### [DESCRIPTION OF THE TASK]
Search the material for the string "React" and copy each line where it occurs.

►

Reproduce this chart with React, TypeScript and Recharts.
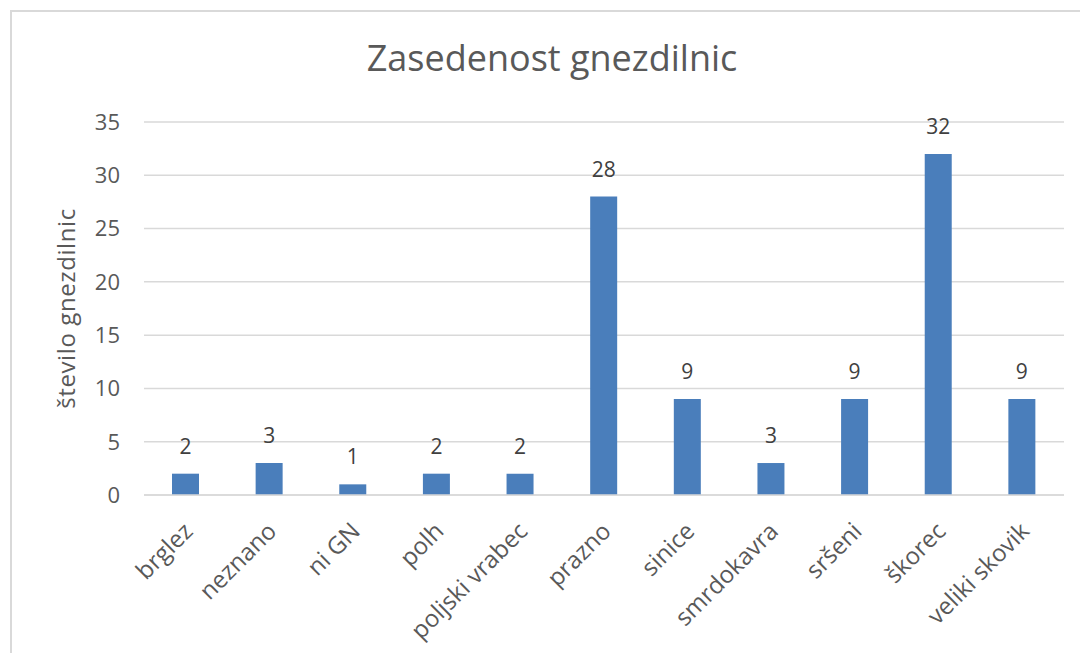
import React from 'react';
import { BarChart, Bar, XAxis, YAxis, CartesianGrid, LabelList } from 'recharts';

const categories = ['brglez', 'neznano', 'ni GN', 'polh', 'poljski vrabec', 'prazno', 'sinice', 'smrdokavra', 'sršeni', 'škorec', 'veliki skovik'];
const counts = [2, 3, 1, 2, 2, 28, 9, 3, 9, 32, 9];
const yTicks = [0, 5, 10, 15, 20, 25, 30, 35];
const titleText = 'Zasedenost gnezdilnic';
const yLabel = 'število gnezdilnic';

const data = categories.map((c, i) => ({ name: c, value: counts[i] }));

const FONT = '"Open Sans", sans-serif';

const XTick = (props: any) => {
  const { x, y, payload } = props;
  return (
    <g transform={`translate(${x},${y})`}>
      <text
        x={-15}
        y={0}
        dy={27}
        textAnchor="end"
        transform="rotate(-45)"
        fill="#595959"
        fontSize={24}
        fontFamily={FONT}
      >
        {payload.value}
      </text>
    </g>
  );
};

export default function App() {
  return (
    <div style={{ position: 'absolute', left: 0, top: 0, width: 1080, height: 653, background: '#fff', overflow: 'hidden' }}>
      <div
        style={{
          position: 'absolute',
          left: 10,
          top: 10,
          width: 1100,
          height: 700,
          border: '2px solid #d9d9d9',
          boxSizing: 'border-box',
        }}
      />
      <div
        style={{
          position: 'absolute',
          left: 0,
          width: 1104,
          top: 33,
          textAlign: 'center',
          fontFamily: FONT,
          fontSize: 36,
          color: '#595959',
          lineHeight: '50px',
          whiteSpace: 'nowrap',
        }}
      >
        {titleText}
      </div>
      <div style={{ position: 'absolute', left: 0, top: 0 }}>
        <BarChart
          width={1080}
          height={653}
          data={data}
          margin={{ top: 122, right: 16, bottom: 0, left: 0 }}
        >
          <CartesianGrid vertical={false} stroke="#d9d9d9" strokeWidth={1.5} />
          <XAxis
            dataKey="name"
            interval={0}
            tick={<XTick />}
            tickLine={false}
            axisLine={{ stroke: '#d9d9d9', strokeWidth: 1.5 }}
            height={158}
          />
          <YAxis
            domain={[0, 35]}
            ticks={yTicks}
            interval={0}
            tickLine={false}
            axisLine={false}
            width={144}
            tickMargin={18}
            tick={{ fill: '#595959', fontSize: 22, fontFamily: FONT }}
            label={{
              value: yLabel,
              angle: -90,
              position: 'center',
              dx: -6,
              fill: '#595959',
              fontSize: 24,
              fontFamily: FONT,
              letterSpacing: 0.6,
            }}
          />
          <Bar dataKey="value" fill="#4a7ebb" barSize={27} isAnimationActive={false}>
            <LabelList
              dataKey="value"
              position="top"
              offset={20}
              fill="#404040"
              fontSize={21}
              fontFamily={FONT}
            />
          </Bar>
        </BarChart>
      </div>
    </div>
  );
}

◄
►

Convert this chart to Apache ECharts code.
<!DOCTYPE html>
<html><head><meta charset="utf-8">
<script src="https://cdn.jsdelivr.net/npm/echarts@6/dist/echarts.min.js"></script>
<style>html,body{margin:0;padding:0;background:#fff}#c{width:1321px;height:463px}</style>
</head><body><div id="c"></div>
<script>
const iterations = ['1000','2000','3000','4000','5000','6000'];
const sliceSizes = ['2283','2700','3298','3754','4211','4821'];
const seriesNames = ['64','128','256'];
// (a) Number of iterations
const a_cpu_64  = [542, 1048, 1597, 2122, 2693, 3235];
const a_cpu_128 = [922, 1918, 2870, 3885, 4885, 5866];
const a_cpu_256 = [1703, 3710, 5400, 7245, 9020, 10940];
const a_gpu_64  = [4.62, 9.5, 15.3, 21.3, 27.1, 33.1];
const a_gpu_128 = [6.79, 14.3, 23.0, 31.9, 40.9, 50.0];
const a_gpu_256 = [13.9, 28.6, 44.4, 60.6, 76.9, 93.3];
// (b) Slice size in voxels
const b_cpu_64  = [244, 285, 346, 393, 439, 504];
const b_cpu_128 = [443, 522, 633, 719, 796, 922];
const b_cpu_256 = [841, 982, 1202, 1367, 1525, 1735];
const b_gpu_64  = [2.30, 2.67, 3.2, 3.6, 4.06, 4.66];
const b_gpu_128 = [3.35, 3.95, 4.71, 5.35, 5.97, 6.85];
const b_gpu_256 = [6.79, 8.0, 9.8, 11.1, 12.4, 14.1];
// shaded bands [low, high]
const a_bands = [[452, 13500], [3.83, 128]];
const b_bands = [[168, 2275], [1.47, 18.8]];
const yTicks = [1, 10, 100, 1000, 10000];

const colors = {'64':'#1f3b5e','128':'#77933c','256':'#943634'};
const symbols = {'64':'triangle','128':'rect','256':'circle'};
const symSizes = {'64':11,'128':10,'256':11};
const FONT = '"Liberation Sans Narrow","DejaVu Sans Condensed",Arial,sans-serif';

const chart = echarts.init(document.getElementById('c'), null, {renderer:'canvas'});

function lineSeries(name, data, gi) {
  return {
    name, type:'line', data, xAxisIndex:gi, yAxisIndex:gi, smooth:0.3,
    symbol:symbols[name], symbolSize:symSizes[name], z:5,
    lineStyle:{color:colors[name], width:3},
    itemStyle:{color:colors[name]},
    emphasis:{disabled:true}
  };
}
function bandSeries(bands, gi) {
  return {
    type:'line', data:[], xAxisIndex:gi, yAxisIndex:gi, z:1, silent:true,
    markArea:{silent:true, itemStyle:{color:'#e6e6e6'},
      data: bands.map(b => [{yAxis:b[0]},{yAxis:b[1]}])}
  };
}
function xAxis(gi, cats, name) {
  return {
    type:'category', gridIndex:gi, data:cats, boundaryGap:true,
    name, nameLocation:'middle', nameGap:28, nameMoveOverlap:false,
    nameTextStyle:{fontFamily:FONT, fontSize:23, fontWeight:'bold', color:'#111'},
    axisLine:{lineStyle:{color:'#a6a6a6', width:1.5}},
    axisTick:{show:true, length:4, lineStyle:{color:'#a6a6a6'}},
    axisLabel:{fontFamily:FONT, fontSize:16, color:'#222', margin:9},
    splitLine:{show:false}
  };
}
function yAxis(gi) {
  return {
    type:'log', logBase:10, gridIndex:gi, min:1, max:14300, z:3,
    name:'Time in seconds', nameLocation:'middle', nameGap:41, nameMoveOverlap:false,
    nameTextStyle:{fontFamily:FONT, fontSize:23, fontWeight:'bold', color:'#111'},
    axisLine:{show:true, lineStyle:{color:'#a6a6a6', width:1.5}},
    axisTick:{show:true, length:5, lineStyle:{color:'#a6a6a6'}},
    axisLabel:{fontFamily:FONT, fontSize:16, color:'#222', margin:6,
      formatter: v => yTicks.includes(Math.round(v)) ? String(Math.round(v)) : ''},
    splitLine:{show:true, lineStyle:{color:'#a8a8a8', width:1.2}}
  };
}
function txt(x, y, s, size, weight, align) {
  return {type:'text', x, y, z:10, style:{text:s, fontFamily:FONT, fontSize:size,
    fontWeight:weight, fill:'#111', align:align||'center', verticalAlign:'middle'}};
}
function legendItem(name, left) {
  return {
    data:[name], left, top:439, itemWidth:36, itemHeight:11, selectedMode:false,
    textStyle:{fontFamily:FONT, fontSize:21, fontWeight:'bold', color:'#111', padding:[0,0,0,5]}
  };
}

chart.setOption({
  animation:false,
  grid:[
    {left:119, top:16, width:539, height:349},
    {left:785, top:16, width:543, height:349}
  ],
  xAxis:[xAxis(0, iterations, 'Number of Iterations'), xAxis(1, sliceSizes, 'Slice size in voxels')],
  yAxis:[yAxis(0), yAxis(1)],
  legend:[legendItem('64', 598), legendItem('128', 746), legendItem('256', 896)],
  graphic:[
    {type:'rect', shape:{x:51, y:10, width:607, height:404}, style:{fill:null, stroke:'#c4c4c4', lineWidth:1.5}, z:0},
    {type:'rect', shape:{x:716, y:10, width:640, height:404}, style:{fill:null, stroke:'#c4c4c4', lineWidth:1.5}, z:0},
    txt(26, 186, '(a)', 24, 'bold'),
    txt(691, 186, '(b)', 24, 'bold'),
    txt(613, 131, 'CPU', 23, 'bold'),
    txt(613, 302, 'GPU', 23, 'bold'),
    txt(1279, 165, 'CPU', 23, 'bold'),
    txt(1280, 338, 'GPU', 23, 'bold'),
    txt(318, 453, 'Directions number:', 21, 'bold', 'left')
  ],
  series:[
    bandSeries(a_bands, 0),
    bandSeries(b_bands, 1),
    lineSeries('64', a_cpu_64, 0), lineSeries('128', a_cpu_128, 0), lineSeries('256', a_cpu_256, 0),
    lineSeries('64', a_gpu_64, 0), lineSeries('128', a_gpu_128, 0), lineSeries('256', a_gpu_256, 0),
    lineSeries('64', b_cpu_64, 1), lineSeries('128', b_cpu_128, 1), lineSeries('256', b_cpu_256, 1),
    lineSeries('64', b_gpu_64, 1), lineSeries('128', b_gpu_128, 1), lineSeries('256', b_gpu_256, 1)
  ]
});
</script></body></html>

◄
►

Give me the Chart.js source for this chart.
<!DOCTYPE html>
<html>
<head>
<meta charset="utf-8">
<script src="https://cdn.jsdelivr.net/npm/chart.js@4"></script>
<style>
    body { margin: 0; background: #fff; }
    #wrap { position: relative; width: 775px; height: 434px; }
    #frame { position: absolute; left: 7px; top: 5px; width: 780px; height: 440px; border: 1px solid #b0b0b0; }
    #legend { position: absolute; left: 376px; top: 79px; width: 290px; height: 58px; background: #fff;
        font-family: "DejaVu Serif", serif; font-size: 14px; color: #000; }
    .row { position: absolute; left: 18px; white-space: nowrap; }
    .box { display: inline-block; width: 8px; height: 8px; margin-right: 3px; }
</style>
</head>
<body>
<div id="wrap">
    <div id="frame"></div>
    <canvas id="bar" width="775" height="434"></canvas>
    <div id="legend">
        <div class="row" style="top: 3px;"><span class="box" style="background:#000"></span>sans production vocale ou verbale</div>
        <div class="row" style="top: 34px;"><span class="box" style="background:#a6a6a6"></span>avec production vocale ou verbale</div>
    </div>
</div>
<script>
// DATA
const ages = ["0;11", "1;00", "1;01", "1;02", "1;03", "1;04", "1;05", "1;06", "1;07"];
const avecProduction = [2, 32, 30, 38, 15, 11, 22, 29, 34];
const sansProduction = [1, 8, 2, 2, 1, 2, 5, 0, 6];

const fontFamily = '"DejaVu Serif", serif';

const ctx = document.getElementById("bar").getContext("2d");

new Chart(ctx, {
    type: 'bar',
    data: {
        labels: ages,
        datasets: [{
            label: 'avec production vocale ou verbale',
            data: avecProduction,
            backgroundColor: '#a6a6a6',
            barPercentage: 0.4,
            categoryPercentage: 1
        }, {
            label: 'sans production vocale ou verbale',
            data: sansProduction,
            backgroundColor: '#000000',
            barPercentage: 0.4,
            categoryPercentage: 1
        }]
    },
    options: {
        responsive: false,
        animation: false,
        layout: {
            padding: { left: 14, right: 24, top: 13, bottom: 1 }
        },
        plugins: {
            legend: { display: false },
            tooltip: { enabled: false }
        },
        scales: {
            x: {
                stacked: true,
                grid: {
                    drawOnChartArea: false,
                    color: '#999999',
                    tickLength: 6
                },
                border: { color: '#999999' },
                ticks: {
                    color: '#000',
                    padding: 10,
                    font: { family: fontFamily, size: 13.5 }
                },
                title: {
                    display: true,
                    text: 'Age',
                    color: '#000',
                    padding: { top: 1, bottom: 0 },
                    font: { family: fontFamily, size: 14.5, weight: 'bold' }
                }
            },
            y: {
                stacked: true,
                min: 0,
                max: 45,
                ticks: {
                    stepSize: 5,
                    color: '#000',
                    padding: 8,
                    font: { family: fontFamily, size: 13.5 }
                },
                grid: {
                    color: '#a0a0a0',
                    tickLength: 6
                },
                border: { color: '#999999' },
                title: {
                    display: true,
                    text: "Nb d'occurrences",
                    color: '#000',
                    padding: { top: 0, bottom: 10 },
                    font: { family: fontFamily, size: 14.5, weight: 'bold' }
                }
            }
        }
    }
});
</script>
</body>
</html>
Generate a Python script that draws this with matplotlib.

◄

### [WRITTEN ANSWER]
Reproduce this chart with React, TypeScript and Recharts.
import React from 'react';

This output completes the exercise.